Investors talked and ETFs sure listened in June.
While we’ve written about market rollercoasters and nail biters here on the blog before, this past month was a doozy, and we saw investors turn to ETFs to express their rapidly shifting market views.
Heading into June, global ETF flows were following a record-setting pace, breaking through the $100 billion mark. But market sentiment shifted toward the end of May when Fed Chairman Ben Bernanke signaled that the Fed could slow its bond-buying program.

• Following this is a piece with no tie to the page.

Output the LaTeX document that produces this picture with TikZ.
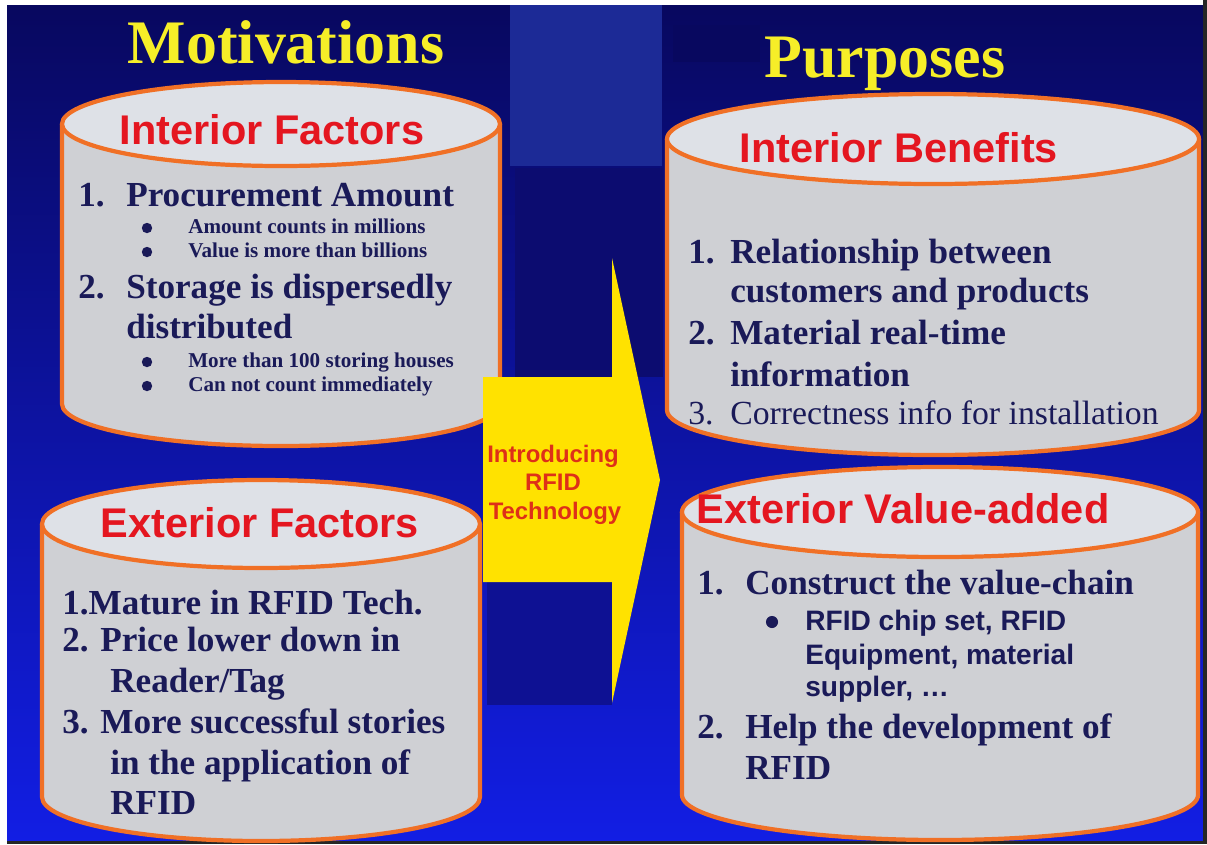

After Bernanke said on June 19 that the Fed could begin tapering its monetary stimulus before the end of 2013, yields on the 10-year Treasury jumped and global investors –who have become hypersensitive to central bank comments – reacted quickly, selling emerging markets equity, gold and fixed income ETFs.
June marked the first time global fixed income ETFs saw monthly outflows since December of 2010. Investors moved into shorter duration ETFs (which are generally less sensitive to interest rates and will lose less when rates rise), and the category attracted $5.5 billion of flows globally. But other fixed income maturity categories saw outflows of $13.5 billion globally.
In total, global ETF outflows for June totalled $8.2 billion, and it was the first month of outflows since November of 2011.
Simultaneously with these flows, US ETF volumes spiked in June (see below), once again illustrating how investors are using ETFs to express market sentiment – even when that sentiment changes dramatically.
This is a trend we’ve seen before. When headline-making news triggers a sudden shift in investor sentiment and market volatility jumps, it has been followed by elevated ETF trading volumes in absolute dollar terms and also in proportion to total US equity market trading volumes. In June, ETFs accounted for 31% of the dollar value of all trading volume in US equity markets, up from 20-25% in recent months.
It’s important to note that June saw orderly trading of ETFs and, as designed, ETFs delivered liquidity under stressed market conditions.2 Investors were able move quickly and efficiently in and out of investment exposures, and this is a trend we expect will continue as more investors turn to ETFs to execute precise market views.